● **PROBLEM DESCRIPTION**:
Set down the full listing exactly as given. Any pictures are to be left out.

● **DATASET SECTION**:
________
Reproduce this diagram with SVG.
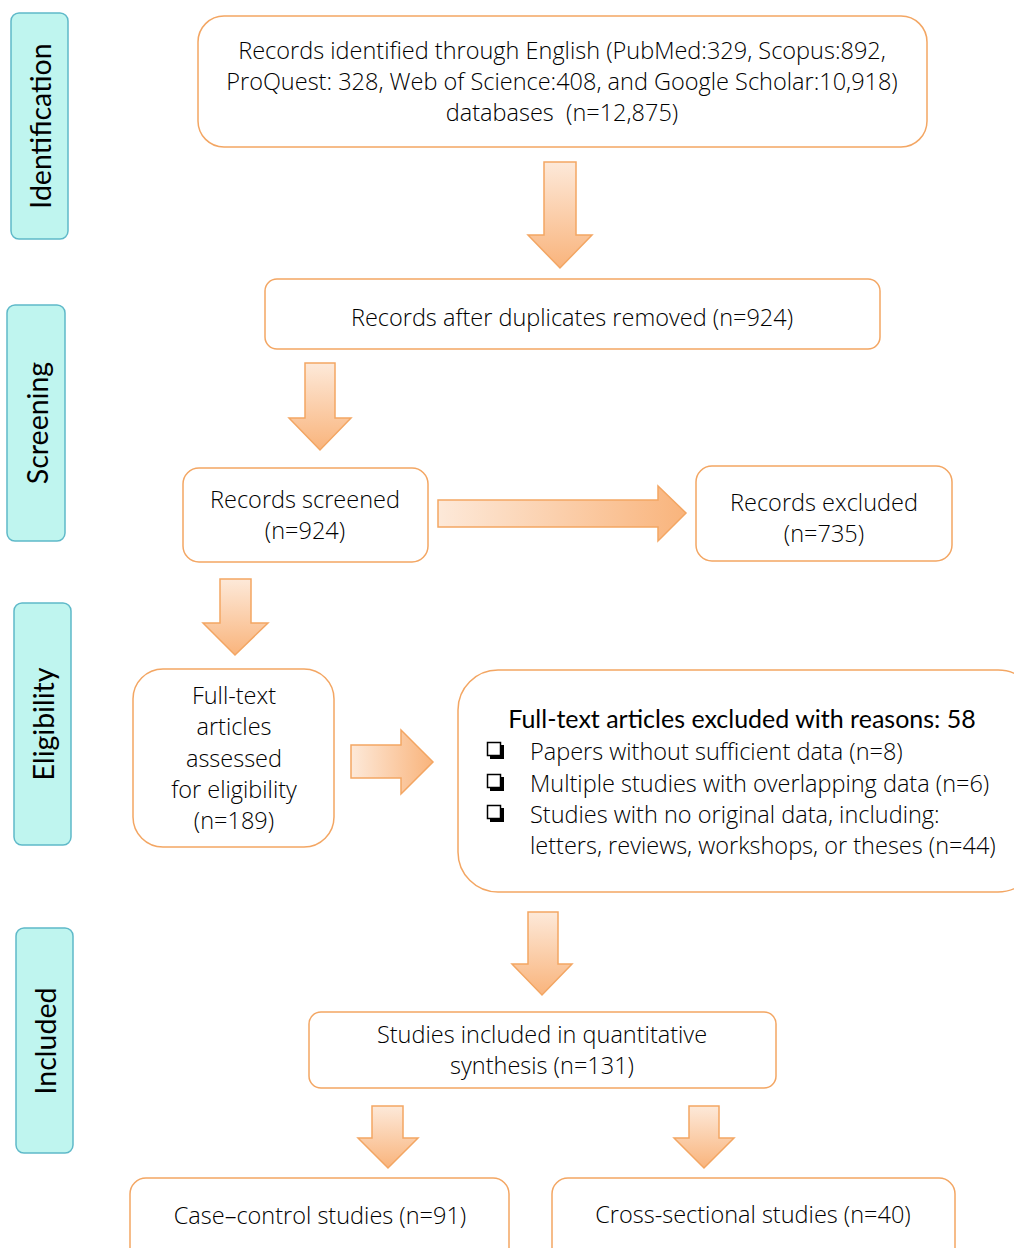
<svg xmlns="http://www.w3.org/2000/svg" width="1014" height="1248" viewBox="0 0 1014 1248">
<defs>
<linearGradient id="gv" x1="0" y1="0" x2="0" y2="1"><stop offset="0" stop-color="#fde9d9"/><stop offset="1" stop-color="#f9b47c"/></linearGradient>
<linearGradient id="gh" x1="0" y1="0" x2="1" y2="0"><stop offset="0" stop-color="#fde9d9"/><stop offset="1" stop-color="#f9b47c"/></linearGradient>
<style>
.stage{fill:#bff5ef;stroke:#5fb9c9;stroke-width:1.5}
.stxt{font-family:Lato,"Liberation Sans",sans-serif;font-size:28.5px;fill:#000;text-anchor:middle;dominant-baseline:central}
.box{fill:#fff;stroke:#f3a663;stroke-width:1.5}
.t{font-family:"Open Sans","Liberation Sans",sans-serif;font-size:23.5px;font-weight:300;fill:#000;text-anchor:middle}
.tl{font-family:"Open Sans","Liberation Sans",sans-serif;font-size:23.5px;font-weight:300;fill:#000}
.tb{font-family:Lato,"Liberation Sans",sans-serif;font-size:25px;font-weight:400;fill:#000;text-anchor:middle}
.av{fill:url(#gv);stroke:#f3a663;stroke-width:1.5}
.ah{fill:url(#gh);stroke:#f3a663;stroke-width:1.5}
.cb{fill:#fff;stroke:#000;stroke-width:1.5}
</style>
</defs>
<g id="stage-identification"><rect class="stage" x="11" y="13" width="57" height="226" rx="8"/><text class="stxt" transform="translate(40,126) rotate(-90)">Identification</text></g>
<g id="stage-screening"><rect class="stage" x="7" y="305" width="58" height="236" rx="8"/><text class="stxt" transform="translate(37,423) rotate(-90)">Screening</text></g>
<g id="stage-eligibility"><rect class="stage" x="14" y="603" width="57" height="242" rx="8"/><text class="stxt" transform="translate(43,724) rotate(-90)">Eligibility</text></g>
<g id="stage-included"><rect class="stage" x="16" y="928" width="57" height="225" rx="8"/><text class="stxt" transform="translate(45,1041) rotate(-90)">Included</text></g>

<g id="connectors">
<path class="av" d="M544,162 H576 V235 H592 L560,268 L528,235 H544 Z"/>
<path class="av" d="M305,363 H335 V418 H351 L320,450 L289,418 H305 Z"/>
<path class="ah" d="M438,500 H658 V486 L686,513 L658,541 V527 H438 Z"/>
<path class="av" d="M220,579 H251 V623 H268 L235,655 L203,623 H220 Z"/>
<path class="ah" d="M351,745 H401 V730 L433,762 L401,794 V778 H351 Z"/>
<path class="av" d="M528,912 H558 V964 H572 L542,995 L512,964 H528 Z"/>
<path class="av" d="M372,1106 H403 V1138 H418 L388,1168 L358,1138 H372 Z"/>
<path class="av" d="M689,1106 H719 V1138 H734 L704,1168 L674,1138 H689 Z"/>
</g>

<g id="n-identified"><rect class="box" x="198" y="16" width="729" height="131" rx="26"/>
<text class="t" x="562" y="59">Records identified through English (PubMed:329, Scopus:892,</text>
<text class="t" x="562" y="90">ProQuest: 328, Web of Science:408, and Google Scholar:10,918)</text>
<text class="t" x="562" y="121">databases&#160; (n=12,875)</text></g>

<g id="n-duplicates"><rect class="box" x="265" y="279" width="615" height="70" rx="12"/>
<text class="t" x="572" y="326">Records after duplicates removed (n=924)</text></g>

<g id="n-screened"><rect class="box" x="183" y="468" width="245" height="94" rx="16"/>
<text class="t" x="305" y="508">Records screened</text>
<text class="t" x="305" y="539">(n=924)</text></g>

<g id="n-excluded"><rect class="box" x="696" y="466" width="256" height="95" rx="16"/>
<text class="t" x="824" y="511">Records excluded</text>
<text class="t" x="824" y="542">(n=735)</text></g>

<g id="n-fulltext"><rect class="box" x="133" y="669" width="201" height="178" rx="30"/>
<text class="t" x="234" y="704">Full-text</text>
<text class="t" x="234" y="735">articles</text>
<text class="t" x="234" y="767">assessed</text>
<text class="t" x="234" y="798">for eligibility</text>
<text class="t" x="234" y="829">(n=189)</text></g>

<g id="n-reasons"><rect class="box" x="458" y="670" width="580" height="222" rx="40"/>
<text class="tb" x="742" y="728">Full-text articles excluded with reasons: 58</text>
<rect x="490" y="745" width="14" height="14" fill="#000"/><rect class="cb" x="487.5" y="742.5" width="13" height="13"/>
<text class="tl" x="530" y="760">Papers without sufficient data (n=8)</text>
<rect x="490" y="777" width="14" height="14" fill="#000"/><rect class="cb" x="487.5" y="774.5" width="13" height="13"/>
<text class="tl" x="530" y="792">Multiple studies with overlapping data (n=6)</text>
<rect x="490" y="808" width="14" height="14" fill="#000"/><rect class="cb" x="487.5" y="805.5" width="13" height="13"/>
<text class="tl" x="530" y="823">Studies with no original data, including:</text>
<text class="tl" x="530" y="854">letters, reviews, workshops, or theses (n=44)</text></g>

<g id="n-included"><rect class="box" x="309" y="1012" width="467" height="76" rx="12"/>
<text class="t" x="542" y="1043">Studies included in quantitative</text>
<text class="t" x="542" y="1074">synthesis (n=131)</text></g>

<g id="n-casecontrol"><rect class="box" x="130" y="1178" width="379" height="90" rx="16"/>
<text class="t" x="320" y="1224">Case–control studies (n=91)</text></g>

<g id="n-crosssectional"><rect class="box" x="552" y="1178" width="403" height="90" rx="16"/>
<text class="t" x="753" y="1223">Cross-sectional studies (n=40)</text></g>
</svg>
________
● **THE RESULT**:
Reproduce this diagram with SVG.
<svg xmlns="http://www.w3.org/2000/svg" width="1014" height="1248" viewBox="0 0 1014 1248">
<defs>
<linearGradient id="gv" x1="0" y1="0" x2="0" y2="1"><stop offset="0" stop-color="#fde9d9"/><stop offset="1" stop-color="#f9b47c"/></linearGradient>
<linearGradient id="gh" x1="0" y1="0" x2="1" y2="0"><stop offset="0" stop-color="#fde9d9"/><stop offset="1" stop-color="#f9b47c"/></linearGradient>
<style>
.stage{fill:#bff5ef;stroke:#5fb9c9;stroke-width:1.5}
.stxt{font-family:Lato,"Liberation Sans",sans-serif;font-size:28.5px;fill:#000;text-anchor:middle;dominant-baseline:central}
.box{fill:#fff;stroke:#f3a663;stroke-width:1.5}
.t{font-family:"Open Sans","Liberation Sans",sans-serif;font-size:23.5px;font-weight:300;fill:#000;text-anchor:middle}
.tl{font-family:"Open Sans","Liberation Sans",sans-serif;font-size:23.5px;font-weight:300;fill:#000}
.tb{font-family:Lato,"Liberation Sans",sans-serif;font-size:25px;font-weight:400;fill:#000;text-anchor:middle}
.av{fill:url(#gv);stroke:#f3a663;stroke-width:1.5}
.ah{fill:url(#gh);stroke:#f3a663;stroke-width:1.5}
.cb{fill:#fff;stroke:#000;stroke-width:1.5}
</style>
</defs>
<g id="stage-identification"><rect class="stage" x="11" y="13" width="57" height="226" rx="8"/><text class="stxt" transform="translate(40,126) rotate(-90)">Identification</text></g>
<g id="stage-screening"><rect class="stage" x="7" y="305" width="58" height="236" rx="8"/><text class="stxt" transform="translate(37,423) rotate(-90)">Screening</text></g>
<g id="stage-eligibility"><rect class="stage" x="14" y="603" width="57" height="242" rx="8"/><text class="stxt" transform="translate(43,724) rotate(-90)">Eligibility</text></g>
<g id="stage-included"><rect class="stage" x="16" y="928" width="57" height="225" rx="8"/><text class="stxt" transform="translate(45,1041) rotate(-90)">Included</text></g>

<g id="connectors">
<path class="av" d="M544,162 H576 V235 H592 L560,268 L528,235 H544 Z"/>
<path class="av" d="M305,363 H335 V418 H351 L320,450 L289,418 H305 Z"/>
<path class="ah" d="M438,500 H658 V486 L686,513 L658,541 V527 H438 Z"/>
<path class="av" d="M220,579 H251 V623 H268 L235,655 L203,623 H220 Z"/>
<path class="ah" d="M351,745 H401 V730 L433,762 L401,794 V778 H351 Z"/>
<path class="av" d="M528,912 H558 V964 H572 L542,995 L512,964 H528 Z"/>
<path class="av" d="M372,1106 H403 V1138 H418 L388,1168 L358,1138 H372 Z"/>
<path class="av" d="M689,1106 H719 V1138 H734 L704,1168 L674,1138 H689 Z"/>
</g>

<g id="n-identified"><rect class="box" x="198" y="16" width="729" height="131" rx="26"/>
<text class="t" x="562" y="59">Records identified through English (PubMed:329, Scopus:892,</text>
<text class="t" x="562" y="90">ProQuest: 328, Web of Science:408, and Google Scholar:10,918)</text>
<text class="t" x="562" y="121">databases&#160; (n=12,875)</text></g>

<g id="n-duplicates"><rect class="box" x="265" y="279" width="615" height="70" rx="12"/>
<text class="t" x="572" y="326">Records after duplicates removed (n=924)</text></g>

<g id="n-screened"><rect class="box" x="183" y="468" width="245" height="94" rx="16"/>
<text class="t" x="305" y="508">Records screened</text>
<text class="t" x="305" y="539">(n=924)</text></g>

<g id="n-excluded"><rect class="box" x="696" y="466" width="256" height="95" rx="16"/>
<text class="t" x="824" y="511">Records excluded</text>
<text class="t" x="824" y="542">(n=735)</text></g>

<g id="n-fulltext"><rect class="box" x="133" y="669" width="201" height="178" rx="30"/>
<text class="t" x="234" y="704">Full-text</text>
<text class="t" x="234" y="735">articles</text>
<text class="t" x="234" y="767">assessed</text>
<text class="t" x="234" y="798">for eligibility</text>
<text class="t" x="234" y="829">(n=189)</text></g>

<g id="n-reasons"><rect class="box" x="458" y="670" width="580" height="222" rx="40"/>
<text class="tb" x="742" y="728">Full-text articles excluded with reasons: 58</text>
<rect x="490" y="745" width="14" height="14" fill="#000"/><rect class="cb" x="487.5" y="742.5" width="13" height="13"/>
<text class="tl" x="530" y="760">Papers without sufficient data (n=8)</text>
<rect x="490" y="777" width="14" height="14" fill="#000"/><rect class="cb" x="487.5" y="774.5" width="13" height="13"/>
<text class="tl" x="530" y="792">Multiple studies with overlapping data (n=6)</text>
<rect x="490" y="808" width="14" height="14" fill="#000"/><rect class="cb" x="487.5" y="805.5" width="13" height="13"/>
<text class="tl" x="530" y="823">Studies with no original data, including:</text>
<text class="tl" x="530" y="854">letters, reviews, workshops, or theses (n=44)</text></g>

<g id="n-included"><rect class="box" x="309" y="1012" width="467" height="76" rx="12"/>
<text class="t" x="542" y="1043">Studies included in quantitative</text>
<text class="t" x="542" y="1074">synthesis (n=131)</text></g>

<g id="n-casecontrol"><rect class="box" x="130" y="1178" width="379" height="90" rx="16"/>
<text class="t" x="320" y="1224">Case–control studies (n=91)</text></g>

<g id="n-crosssectional"><rect class="box" x="552" y="1178" width="403" height="90" rx="16"/>
<text class="t" x="753" y="1223">Cross-sectional studies (n=40)</text></g>
</svg>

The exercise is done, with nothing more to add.